Dar, who is participating in the IMF and World Bank annual meetings just over two weeks after taking office, said that Pakistan will seek restructuring on equal terms for all bilateral creditors.

He declined to comment when asked whether he thought it would be difficult to persuade China, creditor for about $23 billion of the debt, to participate.

But asked whether Pakistan would seek to reduce debt principal, he said “rescheduling is fine, but we are not seeking a haircut. That’s not fair.”

Rupee defender

Dar, who served as Pakistan’s finance minister three previous times -- most recently from 2013 to 2017 -- is known as a staunch defender of the rupee. He said Pakistan has not engaged in physical intervention in the currency, which has been battered this year by a strong U.S. dollar, but which has rallied some 10 percent since his appointment.

Dar said that he views the “true value” of the rupee at a level under 200 to the dollar. It last traded at 219.

“I am for a stable currency, I am for a realistic rate.
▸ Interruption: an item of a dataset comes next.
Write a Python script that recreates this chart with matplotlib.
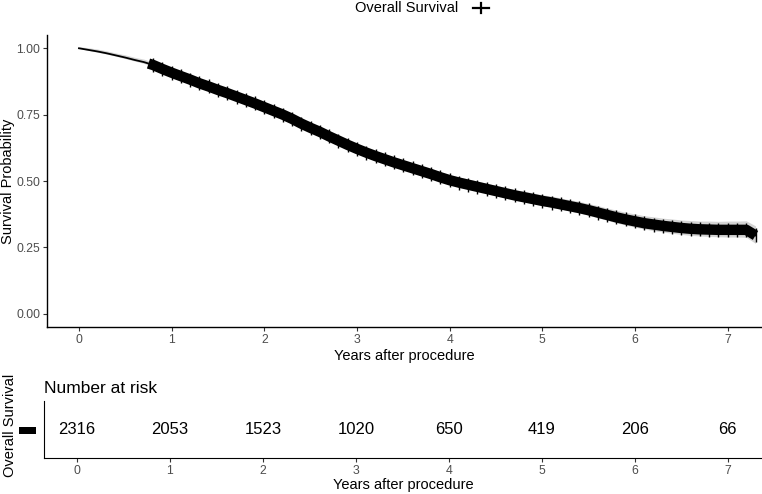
import matplotlib
matplotlib.use("Agg")
import matplotlib.pyplot as plt
import numpy as np

plt.rcParams['font.family'] = ['Liberation Sans', 'DejaVu Sans']

# ---- data ----
times = [0.0, 0.1, 0.2, 0.3, 0.4, 0.5, 0.6, 0.7, 0.8, 0.9,
         1.0, 1.1, 1.2, 1.3, 1.4, 1.5, 1.6, 1.7, 1.8, 1.9,
         2.0, 2.1, 2.2, 2.3, 2.4, 2.5, 2.6, 2.7, 2.8, 2.9,
         3.0, 3.1, 3.2, 3.3, 3.4, 3.5, 3.6, 3.7, 3.8, 3.9,
         4.0, 4.1, 4.2, 4.3, 4.4, 4.5, 4.6, 4.7, 4.8, 4.9,
         5.0, 5.1, 5.2, 5.3, 5.4, 5.5, 5.6, 5.7, 5.8, 5.9,
         6.0, 6.1, 6.2, 6.3, 6.4, 6.5, 6.6, 6.7, 6.8, 6.9,
         7.0, 7.1, 7.2, 7.3]
survival = [1.000, 0.994, 0.988, 0.981, 0.973, 0.965, 0.956, 0.948, 0.937, 0.922,
            0.908, 0.895, 0.882, 0.868, 0.856, 0.843, 0.831, 0.818, 0.805, 0.792,
            0.778, 0.764, 0.750, 0.734, 0.716, 0.700, 0.685, 0.668, 0.652, 0.636,
            0.621, 0.607, 0.594, 0.582, 0.570, 0.559, 0.548, 0.537, 0.526, 0.514,
            0.503, 0.494, 0.486, 0.478, 0.470, 0.462, 0.454, 0.446, 0.439, 0.432,
            0.425, 0.419, 0.412, 0.405, 0.398, 0.390, 0.381, 0.372, 0.363, 0.355,
            0.348, 0.341, 0.336, 0.331, 0.327, 0.323, 0.320, 0.318, 0.317, 0.316,
            0.316, 0.316, 0.316, 0.295]
ci_halfwidth = [0.000, 0.002, 0.003, 0.003, 0.003, 0.004, 0.004, 0.005, 0.005, 0.006,
                0.006, 0.007, 0.007, 0.007, 0.008, 0.008, 0.008, 0.009, 0.009, 0.009,
                0.010, 0.010, 0.010, 0.011, 0.011, 0.011, 0.011, 0.012, 0.012, 0.012,
                0.012, 0.012, 0.013, 0.013, 0.013, 0.013, 0.013, 0.014, 0.014, 0.014,
                0.014, 0.014, 0.015, 0.015, 0.015, 0.016, 0.016, 0.016, 0.017, 0.017,
                0.017, 0.018, 0.018, 0.018, 0.019, 0.019, 0.020, 0.020, 0.021, 0.021,
                0.022, 0.022, 0.023, 0.023, 0.024, 0.024, 0.025, 0.025, 0.026, 0.026,
                0.027, 0.027, 0.028, 0.030]
censor_start = 0.75
risk_times = [0, 1, 2, 3, 4, 5, 6, 7]
n_at_risk = [2316, 2053, 1523, 1020, 650, 419, 206, 66]
series_name = "Overall Survival"

W, H = 762, 494
fig = plt.figure(figsize=(W / 100, H / 100), dpi=100)

def frac(x0, y0, x1, y1):
    return [x0 / W, 1 - y1 / H, (x1 - x0) / W, (y1 - y0) / H]

tick_color = '#4d4d4d'

# ---- main survival panel ----
ax = fig.add_axes(frac(47, 35, 762, 327))
t = np.array(times)
s = np.array(survival)
hw = np.array(ci_halfwidth)
ax.fill_between(t, s - hw, s + hw + 0.006, color='#d4d4d4', lw=0, zorder=1)
ax.plot(t, s, color='black', lw=1.3, zorder=3)
mask = t >= censor_start
tm = np.concatenate([[censor_start], t[mask]])
sm = np.interp(tm, t, s)
ax.plot(tm, sm, color='black', lw=7.5, zorder=3, solid_capstyle='butt')
ax.plot(t[mask], s[mask], ls='none', marker='|', ms=10, mew=1.0, color='black', zorder=4)
ax.set_xlim(-0.345, 7.37)
ax.set_ylim(-0.05, 1.05)
ax.set_xticks(risk_times)
ax.set_yticks([0, 0.25, 0.5, 0.75, 1.0])
ax.set_yticklabels(['0.00', '0.25', '0.50', '0.75', '1.00'])
for side in ['top', 'right']:
    ax.spines[side].set_visible(False)
for side in ['left', 'bottom']:
    ax.spines[side].set_linewidth(1.0)
ax.tick_params(axis='both', colors='#333333', labelcolor=tick_color, labelsize=8.8,
               length=3, width=0.8, pad=2)
ax.set_xlabel('Years after procedure', fontsize=10.5, labelpad=2)
fig.text(8 / W, 1 - 181 / H, 'Survival Probability', rotation=90, ha='center',
         va='center', fontsize=10.5)

# legend at top
fig.text(458 / W, 1 - 8 / H, series_name, ha='right', va='center', fontsize=10.5)
lg = fig.add_axes(frac(471, 0, 491, 16))
lg.axis('off')
lg.set_xlim(0, 1); lg.set_ylim(0, 1)
lg.plot([0.1, 0.9], [0.5, 0.5], color='black', lw=1.6)
lg.plot([0.5, 0.5], [0.2, 0.8], color='black', lw=1.6)

# ---- risk table ----
rt = fig.add_axes(frac(44, 401, 762, 458))
rt.set_xlim(-0.355, 7.37)
rt.set_ylim(0, 1)
for x, n in zip(risk_times, n_at_risk):
    rt.text(x, 0.5, str(n), ha='center', va='center', fontsize=12)
rt.set_xticks(risk_times)
rt.set_yticks([0.5])
rt.set_yticklabels([''])
rt.tick_params(axis='y', length=0)
for side in ['top', 'right']:
    rt.spines[side].set_visible(False)
rt.tick_params(axis='x', colors='#333333', labelcolor=tick_color, labelsize=8.8,
               length=3, width=0.8, pad=2)
rt.set_xlabel('Years after procedure', fontsize=10.5, labelpad=1)
rt.set_title('Number at risk', loc='left', fontsize=12.5, pad=6, x=0.0)
fig.text(10 / W, 1 - 425 / H, series_name, rotation=90, ha='center', va='center',
         fontsize=10.5)
key = fig.add_axes(frac(19, 427, 35, 433))
key.axis('off')
key.set_xlim(0, 1); key.set_ylim(0, 1)
key.fill_between([0, 1], 0, 1, color='black')

fig.savefig('out.png', dpi=100)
I am for market-based, but not subject to a currency being taken hostage” and making speculators billions of dollars.

Borrowing options

Asked whether he discussed with IMF officials the possibility of borrowing from the Fund’s new Resilience and Sustainability Trust for middle-income countries, Dar said “We have discussed all options.”

The Pakistan finance minister added that the IMF’s new emergency “food shock” borrowing window may also be a good fit for the country, which has lost crops due to devastating floods and may need to import up to half million of tons of wheat in the next year.

“In this scenario, we have the possibility to approaching and accessing this facility,” he said.